-- begin --
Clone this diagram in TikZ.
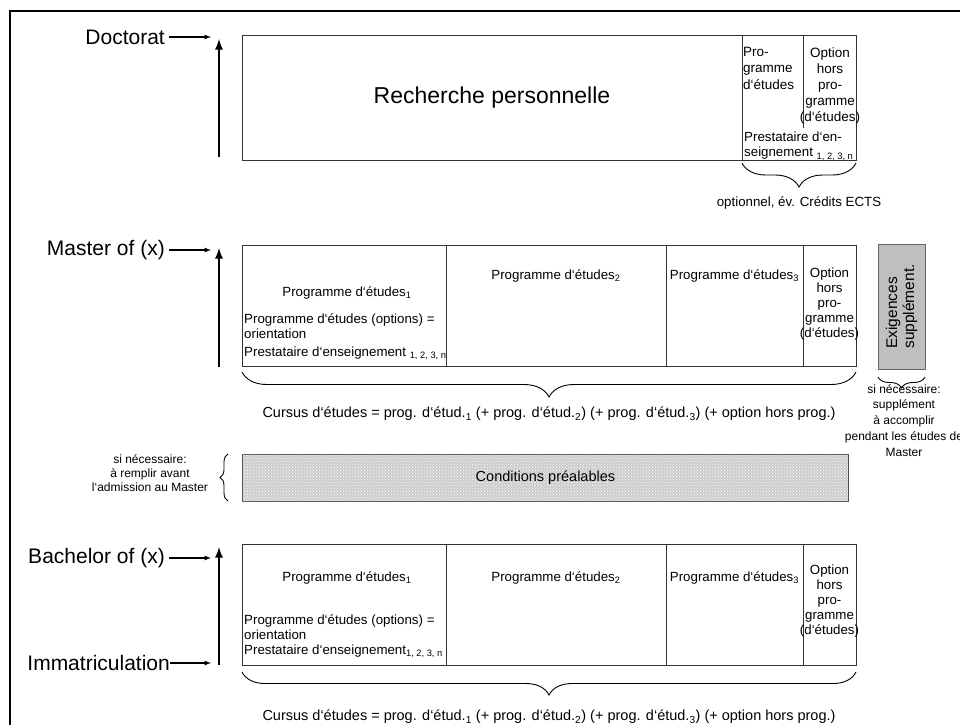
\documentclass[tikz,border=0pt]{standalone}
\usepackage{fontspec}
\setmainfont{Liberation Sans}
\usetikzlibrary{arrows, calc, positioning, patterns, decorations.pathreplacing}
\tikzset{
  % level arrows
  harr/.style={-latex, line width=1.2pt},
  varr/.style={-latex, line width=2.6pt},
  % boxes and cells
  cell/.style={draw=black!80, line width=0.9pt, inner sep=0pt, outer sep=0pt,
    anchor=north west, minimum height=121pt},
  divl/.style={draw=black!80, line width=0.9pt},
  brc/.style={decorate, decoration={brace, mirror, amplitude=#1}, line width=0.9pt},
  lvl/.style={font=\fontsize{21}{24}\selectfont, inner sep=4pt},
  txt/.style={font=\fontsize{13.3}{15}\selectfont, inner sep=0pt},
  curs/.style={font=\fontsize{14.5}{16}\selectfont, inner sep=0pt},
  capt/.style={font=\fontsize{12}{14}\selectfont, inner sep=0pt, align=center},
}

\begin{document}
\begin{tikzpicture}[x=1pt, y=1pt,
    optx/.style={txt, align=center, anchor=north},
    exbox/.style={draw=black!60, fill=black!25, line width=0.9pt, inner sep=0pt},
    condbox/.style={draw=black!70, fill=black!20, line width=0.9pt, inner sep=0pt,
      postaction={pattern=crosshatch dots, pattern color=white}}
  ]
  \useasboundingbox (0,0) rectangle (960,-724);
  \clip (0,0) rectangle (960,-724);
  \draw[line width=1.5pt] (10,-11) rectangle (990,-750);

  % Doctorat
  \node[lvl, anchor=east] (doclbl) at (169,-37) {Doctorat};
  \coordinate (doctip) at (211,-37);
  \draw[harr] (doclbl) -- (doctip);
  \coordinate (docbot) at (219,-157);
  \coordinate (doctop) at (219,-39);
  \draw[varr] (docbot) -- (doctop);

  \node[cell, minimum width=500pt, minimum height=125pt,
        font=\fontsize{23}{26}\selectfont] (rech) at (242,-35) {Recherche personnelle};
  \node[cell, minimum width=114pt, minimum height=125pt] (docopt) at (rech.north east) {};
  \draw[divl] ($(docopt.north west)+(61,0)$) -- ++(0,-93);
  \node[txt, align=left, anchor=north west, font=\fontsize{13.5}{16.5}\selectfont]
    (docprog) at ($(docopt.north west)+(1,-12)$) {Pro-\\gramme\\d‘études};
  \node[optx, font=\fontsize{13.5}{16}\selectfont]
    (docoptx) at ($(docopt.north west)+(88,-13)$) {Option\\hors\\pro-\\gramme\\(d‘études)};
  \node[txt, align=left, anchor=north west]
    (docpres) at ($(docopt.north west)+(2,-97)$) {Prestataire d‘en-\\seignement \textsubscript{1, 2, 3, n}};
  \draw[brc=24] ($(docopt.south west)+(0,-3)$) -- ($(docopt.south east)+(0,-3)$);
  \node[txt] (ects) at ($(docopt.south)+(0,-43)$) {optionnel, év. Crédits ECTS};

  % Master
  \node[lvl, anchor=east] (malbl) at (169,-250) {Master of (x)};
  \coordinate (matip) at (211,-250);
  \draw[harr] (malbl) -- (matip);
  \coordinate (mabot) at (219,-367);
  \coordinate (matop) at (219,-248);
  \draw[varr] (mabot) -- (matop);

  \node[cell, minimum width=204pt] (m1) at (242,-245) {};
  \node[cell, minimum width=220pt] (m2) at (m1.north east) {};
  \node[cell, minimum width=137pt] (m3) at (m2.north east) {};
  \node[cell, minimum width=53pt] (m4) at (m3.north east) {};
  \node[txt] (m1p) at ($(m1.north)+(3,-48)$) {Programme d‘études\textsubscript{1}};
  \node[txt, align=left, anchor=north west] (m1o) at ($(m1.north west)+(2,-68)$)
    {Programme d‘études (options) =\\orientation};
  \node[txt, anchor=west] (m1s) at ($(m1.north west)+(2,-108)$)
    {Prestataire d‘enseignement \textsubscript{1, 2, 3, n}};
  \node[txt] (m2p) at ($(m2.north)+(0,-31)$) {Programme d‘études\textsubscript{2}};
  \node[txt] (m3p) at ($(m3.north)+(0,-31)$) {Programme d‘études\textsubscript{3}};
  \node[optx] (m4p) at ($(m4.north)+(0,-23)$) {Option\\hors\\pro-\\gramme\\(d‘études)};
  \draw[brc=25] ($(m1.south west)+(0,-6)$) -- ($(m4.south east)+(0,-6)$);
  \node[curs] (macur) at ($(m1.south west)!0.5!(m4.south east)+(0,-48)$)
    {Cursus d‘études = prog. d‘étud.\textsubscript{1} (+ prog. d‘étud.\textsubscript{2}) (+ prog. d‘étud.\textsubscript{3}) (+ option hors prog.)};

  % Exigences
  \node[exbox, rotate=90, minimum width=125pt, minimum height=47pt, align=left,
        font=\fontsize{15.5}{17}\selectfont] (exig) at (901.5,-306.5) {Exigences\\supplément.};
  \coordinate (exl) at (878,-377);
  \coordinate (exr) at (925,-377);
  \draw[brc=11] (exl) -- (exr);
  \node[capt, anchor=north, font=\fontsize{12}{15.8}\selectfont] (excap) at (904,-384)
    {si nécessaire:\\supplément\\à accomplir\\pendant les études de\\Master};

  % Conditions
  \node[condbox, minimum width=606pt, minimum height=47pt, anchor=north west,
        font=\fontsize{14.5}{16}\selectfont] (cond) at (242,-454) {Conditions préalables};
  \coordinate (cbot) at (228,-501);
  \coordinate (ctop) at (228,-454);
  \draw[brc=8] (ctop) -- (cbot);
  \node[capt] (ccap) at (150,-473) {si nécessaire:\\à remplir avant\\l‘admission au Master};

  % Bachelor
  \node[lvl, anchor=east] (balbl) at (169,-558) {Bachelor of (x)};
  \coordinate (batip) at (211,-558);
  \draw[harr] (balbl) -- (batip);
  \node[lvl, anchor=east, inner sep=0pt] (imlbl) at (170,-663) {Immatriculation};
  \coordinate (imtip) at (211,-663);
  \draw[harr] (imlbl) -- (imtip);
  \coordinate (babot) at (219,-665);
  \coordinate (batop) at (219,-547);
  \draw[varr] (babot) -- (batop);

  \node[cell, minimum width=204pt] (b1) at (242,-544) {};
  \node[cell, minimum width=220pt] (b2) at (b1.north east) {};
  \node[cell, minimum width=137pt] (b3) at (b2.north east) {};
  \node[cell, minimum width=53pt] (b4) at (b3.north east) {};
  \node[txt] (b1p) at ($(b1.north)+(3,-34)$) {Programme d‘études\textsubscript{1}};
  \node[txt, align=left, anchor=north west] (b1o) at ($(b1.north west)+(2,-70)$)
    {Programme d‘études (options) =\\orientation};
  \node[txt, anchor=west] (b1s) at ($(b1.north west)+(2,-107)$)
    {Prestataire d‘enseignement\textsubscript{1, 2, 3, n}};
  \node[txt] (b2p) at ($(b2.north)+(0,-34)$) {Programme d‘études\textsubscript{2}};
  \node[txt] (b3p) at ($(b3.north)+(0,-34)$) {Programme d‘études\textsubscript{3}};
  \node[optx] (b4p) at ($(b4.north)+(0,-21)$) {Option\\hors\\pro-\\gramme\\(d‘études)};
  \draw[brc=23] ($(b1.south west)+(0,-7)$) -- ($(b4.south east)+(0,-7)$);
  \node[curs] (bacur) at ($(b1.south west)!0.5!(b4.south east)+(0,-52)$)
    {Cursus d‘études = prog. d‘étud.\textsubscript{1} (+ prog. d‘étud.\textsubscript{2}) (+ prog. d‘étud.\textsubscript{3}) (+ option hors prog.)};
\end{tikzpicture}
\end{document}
-- end --
Task directions:
Repeat the data in full and exactly. Omit pictures.

Exercise solution:
Clone this diagram in TikZ.
\documentclass[tikz,border=0pt]{standalone}
\usepackage{fontspec}
\setmainfont{Liberation Sans}
\usetikzlibrary{arrows, calc, positioning, patterns, decorations.pathreplacing}
\tikzset{
  % level arrows
  harr/.style={-latex, line width=1.2pt},
  varr/.style={-latex, line width=2.6pt},
  % boxes and cells
  cell/.style={draw=black!80, line width=0.9pt, inner sep=0pt, outer sep=0pt,
    anchor=north west, minimum height=121pt},
  divl/.style={draw=black!80, line width=0.9pt},
  brc/.style={decorate, decoration={brace, mirror, amplitude=#1}, line width=0.9pt},
  lvl/.style={font=\fontsize{21}{24}\selectfont, inner sep=4pt},
  txt/.style={font=\fontsize{13.3}{15}\selectfont, inner sep=0pt},
  curs/.style={font=\fontsize{14.5}{16}\selectfont, inner sep=0pt},
  capt/.style={font=\fontsize{12}{14}\selectfont, inner sep=0pt, align=center},
}

\begin{document}
\begin{tikzpicture}[x=1pt, y=1pt,
    optx/.style={txt, align=center, anchor=north},
    exbox/.style={draw=black!60, fill=black!25, line width=0.9pt, inner sep=0pt},
    condbox/.style={draw=black!70, fill=black!20, line width=0.9pt, inner sep=0pt,
      postaction={pattern=crosshatch dots, pattern color=white}}
  ]
  \useasboundingbox (0,0) rectangle (960,-724);
  \clip (0,0) rectangle (960,-724);
  \draw[line width=1.5pt] (10,-11) rectangle (990,-750);

  % Doctorat
  \node[lvl, anchor=east] (doclbl) at (169,-37) {Doctorat};
  \coordinate (doctip) at (211,-37);
  \draw[harr] (doclbl) -- (doctip);
  \coordinate (docbot) at (219,-157);
  \coordinate (doctop) at (219,-39);
  \draw[varr] (docbot) -- (doctop);

  \node[cell, minimum width=500pt, minimum height=125pt,
        font=\fontsize{23}{26}\selectfont] (rech) at (242,-35) {Recherche personnelle};
  \node[cell, minimum width=114pt, minimum height=125pt] (docopt) at (rech.north east) {};
  \draw[divl] ($(docopt.north west)+(61,0)$) -- ++(0,-93);
  \node[txt, align=left, anchor=north west, font=\fontsize{13.5}{16.5}\selectfont]
    (docprog) at ($(docopt.north west)+(1,-12)$) {Pro-\\gramme\\d‘études};
  \node[optx, font=\fontsize{13.5}{16}\selectfont]
    (docoptx) at ($(docopt.north west)+(88,-13)$) {Option\\hors\\pro-\\gramme\\(d‘études)};
  \node[txt, align=left, anchor=north west]
    (docpres) at ($(docopt.north west)+(2,-97)$) {Prestataire d‘en-\\seignement \textsubscript{1, 2, 3, n}};
  \draw[brc=24] ($(docopt.south west)+(0,-3)$) -- ($(docopt.south east)+(0,-3)$);
  \node[txt] (ects) at ($(docopt.south)+(0,-43)$) {optionnel, év. Crédits ECTS};

  % Master
  \node[lvl, anchor=east] (malbl) at (169,-250) {Master of (x)};
  \coordinate (matip) at (211,-250);
  \draw[harr] (malbl) -- (matip);
  \coordinate (mabot) at (219,-367);
  \coordinate (matop) at (219,-248);
  \draw[varr] (mabot) -- (matop);

  \node[cell, minimum width=204pt] (m1) at (242,-245) {};
  \node[cell, minimum width=220pt] (m2) at (m1.north east) {};
  \node[cell, minimum width=137pt] (m3) at (m2.north east) {};
  \node[cell, minimum width=53pt] (m4) at (m3.north east) {};
  \node[txt] (m1p) at ($(m1.north)+(3,-48)$) {Programme d‘études\textsubscript{1}};
  \node[txt, align=left, anchor=north west] (m1o) at ($(m1.north west)+(2,-68)$)
    {Programme d‘études (options) =\\orientation};
  \node[txt, anchor=west] (m1s) at ($(m1.north west)+(2,-108)$)
    {Prestataire d‘enseignement \textsubscript{1, 2, 3, n}};
  \node[txt] (m2p) at ($(m2.north)+(0,-31)$) {Programme d‘études\textsubscript{2}};
  \node[txt] (m3p) at ($(m3.north)+(0,-31)$) {Programme d‘études\textsubscript{3}};
  \node[optx] (m4p) at ($(m4.north)+(0,-23)$) {Option\\hors\\pro-\\gramme\\(d‘études)};
  \draw[brc=25] ($(m1.south west)+(0,-6)$) -- ($(m4.south east)+(0,-6)$);
  \node[curs] (macur) at ($(m1.south west)!0.5!(m4.south east)+(0,-48)$)
    {Cursus d‘études = prog. d‘étud.\textsubscript{1} (+ prog. d‘étud.\textsubscript{2}) (+ prog. d‘étud.\textsubscript{3}) (+ option hors prog.)};

  % Exigences
  \node[exbox, rotate=90, minimum width=125pt, minimum height=47pt, align=left,
        font=\fontsize{15.5}{17}\selectfont] (exig) at (901.5,-306.5) {Exigences\\supplément.};
  \coordinate (exl) at (878,-377);
  \coordinate (exr) at (925,-377);
  \draw[brc=11] (exl) -- (exr);
  \node[capt, anchor=north, font=\fontsize{12}{15.8}\selectfont] (excap) at (904,-384)
    {si nécessaire:\\supplément\\à accomplir\\pendant les études de\\Master};

  % Conditions
  \node[condbox, minimum width=606pt, minimum height=47pt, anchor=north west,
        font=\fontsize{14.5}{16}\selectfont] (cond) at (242,-454) {Conditions préalables};
  \coordinate (cbot) at (228,-501);
  \coordinate (ctop) at (228,-454);
  \draw[brc=8] (ctop) -- (cbot);
  \node[capt] (ccap) at (150,-473) {si nécessaire:\\à remplir avant\\l‘admission au Master};

  % Bachelor
  \node[lvl, anchor=east] (balbl) at (169,-558) {Bachelor of (x)};
  \coordinate (batip) at (211,-558);
  \draw[harr] (balbl) -- (batip);
  \node[lvl, anchor=east, inner sep=0pt] (imlbl) at (170,-663) {Immatriculation};
  \coordinate (imtip) at (211,-663);
  \draw[harr] (imlbl) -- (imtip);
  \coordinate (babot) at (219,-665);
  \coordinate (batop) at (219,-547);
  \draw[varr] (babot) -- (batop);

  \node[cell, minimum width=204pt] (b1) at (242,-544) {};
  \node[cell, minimum width=220pt] (b2) at (b1.north east) {};
  \node[cell, minimum width=137pt] (b3) at (b2.north east) {};
  \node[cell, minimum width=53pt] (b4) at (b3.north east) {};
  \node[txt] (b1p) at ($(b1.north)+(3,-34)$) {Programme d‘études\textsubscript{1}};
  \node[txt, align=left, anchor=north west] (b1o) at ($(b1.north west)+(2,-70)$)
    {Programme d‘études (options) =\\orientation};
  \node[txt, anchor=west] (b1s) at ($(b1.north west)+(2,-107)$)
    {Prestataire d‘enseignement\textsubscript{1, 2, 3, n}};
  \node[txt] (b2p) at ($(b2.north)+(0,-34)$) {Programme d‘études\textsubscript{2}};
  \node[txt] (b3p) at ($(b3.north)+(0,-34)$) {Programme d‘études\textsubscript{3}};
  \node[optx] (b4p) at ($(b4.north)+(0,-21)$) {Option\\hors\\pro-\\gramme\\(d‘études)};
  \draw[brc=23] ($(b1.south west)+(0,-7)$) -- ($(b4.south east)+(0,-7)$);
  \node[curs] (bacur) at ($(b1.south west)!0.5!(b4.south east)+(0,-52)$)
    {Cursus d‘études = prog. d‘étud.\textsubscript{1} (+ prog. d‘étud.\textsubscript{2}) (+ prog. d‘étud.\textsubscript{3}) (+ option hors prog.)};
\end{tikzpicture}
\end{document}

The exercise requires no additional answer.